11 Mar 2019 03:00pm

Keeping ahead of change: technology & media sector

SPONSORED FEATURE: Technology, media and telecoms companies thrive on innovation, which enables them to achieve and expand a strong market position. However, the speed of change in this dynamic sector makes keeping one step ahead of the latest ideas a major challenge for incumbents

Caption: The speed of change in this sector makes keeping one step ahead of the latest ideas a major challenge

Another element of this fast-evolving landscape is the acceleration of regulation, with increasingly pre-emptive rules having the potential to impair the viability of business models.

The results of BDO’s recent survey on global risk underlined how broadly felt these two challenges are. The vast proportion of business leader respondents in the technology & media sector consider that the disruptive impact of regulation (96%) and speed of technological change (84%) make a successful innovation strategy critical to staying relevant.

Leading companies in the sector are responding to the need for constant change by building continuous innovation into all aspects of their operations, constantly reinventing their business models and rethinking how they deliver value to their customers and markets. The extent to which this is happening in technology & media becomes clear when seeing how companies from the sector are at the forefront of Industry 4.0 – the fourth industrial revolution, which combines physical and digital technologies to redefine industries.

Some technology & media organisations are meeting the challenge brought by the increasing rate of technological change by co-operating with businesses that they may have competed with in the past. For example, consumer electronics manufacturer Foxconn has replaced many of its workers in its Chinese plant with artificial intelligence developed in partnership with other companies from its native Taiwan.

Working with others to create customer solutions acknowledges that it can be easier to collaborate than to reinvent the wheel, says BDO Partner Evan Devetzis.
“For this reason, acquisitions will also continue to be part of the technology & media landscape. Buying in know-how and capabilities can improve companies’ competitive positioning, allowing them to respond to market opportunities.”
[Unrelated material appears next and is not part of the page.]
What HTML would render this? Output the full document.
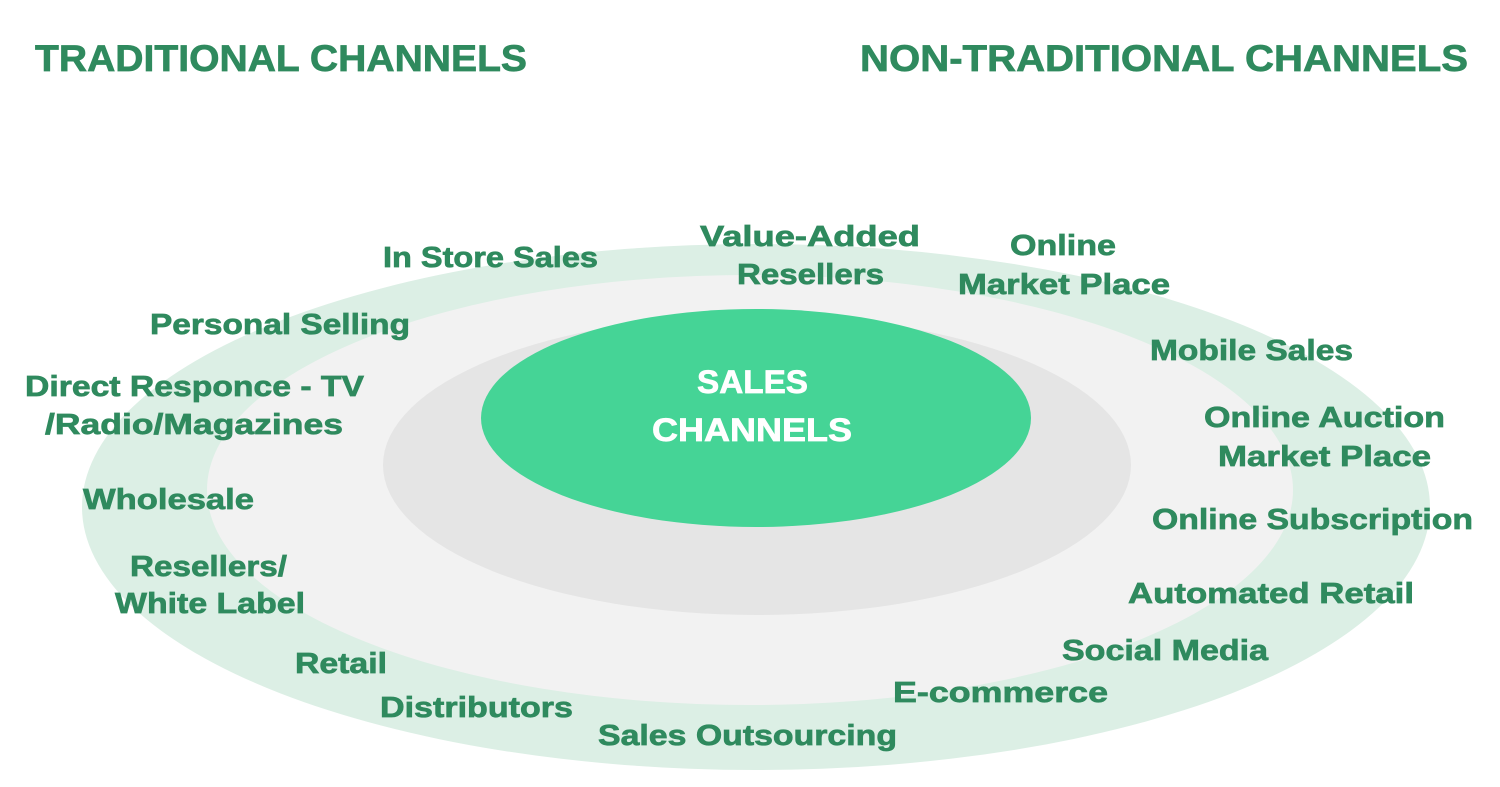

Collaboration can also help businesses respond to changing customer behaviour, a factor 85% of technology & media sector respondents cite as critical to continued market relevance. “Prices are a key driver for behaviour; consumer loyalty is a thing of the past. Engaging proactively with customers and enhancing customer experience wherever possible is critical to being able to compete,” says Devetzis. Agility is key: 84% of survey respondents consider that being more agile organisations would enable them to respond more effectively to shifting market conditions.

The last 12 months have seen a hardening of attitudes towards technology regulation, driven by situations such as data breaches at Facebook and the closure of blood-testing company Theranos. And while technology & media survey respondents recognise the importance of the impact of regulation on their businesses, 69% of them feel their businesses are unprepared for regulatory risk.
Monitoring regulatory developments is critical as changes can significantly impact viability of business models, says Devetzis. “If a business is not on top of regulatory change and unable to anticipate and adapt, some of the assumptions about the direction and competitive edge of the business can evaporate.

The risks from failing to embrace innovation are potentially more immediate for companies in the fast-paced technology & media sector than for many others. Is there anything holding technology & media companies back? Perhaps surprisingly for such a cutting-edge sector, 94% of survey respondents feel that their organisations need to be more agile in order to encourage a more successful innovation strategy (with 80% of respondents recognising an appetite for greater agility). They also accept a greater need for process innovation: 63% say there is limited or no ability for real-time experience and continuous, incremental development in software innovation in their organisations.

Meanwhile even the nimblest companies face certain ongoing risks. While 43% of survey respondents say they are unprepared for the risks associated with cyber crime, the spoils available means this risk will remain pervasive, with the level of sophistication of attacks increasing. Devetzis has heard many organisations say they have reduced cyber risk by adopting cloud solutions. “But using the cloud solutions could increase risk if the platforms are not carefully managed,” he points out. “Users need to be aware of the risks and not assume that cloud adoption eliminates them.”

Continuous innovation is shaping companies beyond the technology & media sector, extending to areas ranging from manufacturing to finance and other services – a valuable lesson in cross-sector thinking. Devetzis thinks that technology & media companies should look outside their immediate sector to get a sense of market disruptions.

“You need to monitor your general landscape and understand what’s new and what can potentially be disrupted. Seeing the relevance of developments in other sectors and how they could affect you is critical.” An example of this is Waymo, part of the Google group, which taking on established car makers in the race to bring driverless cars onto the road. Another is Amazon, which has diversified from its consumer-facing business to provide business service supply chains.

Devetzis’ parting advice for technology & media companies is that they need to be agile and be able to respond quickly to changes in the marketplace. “Have a real innovation mindset about how you go about things. And anticipate how what’s happening in the market can have a broad effect and reach your sector,” he concludes.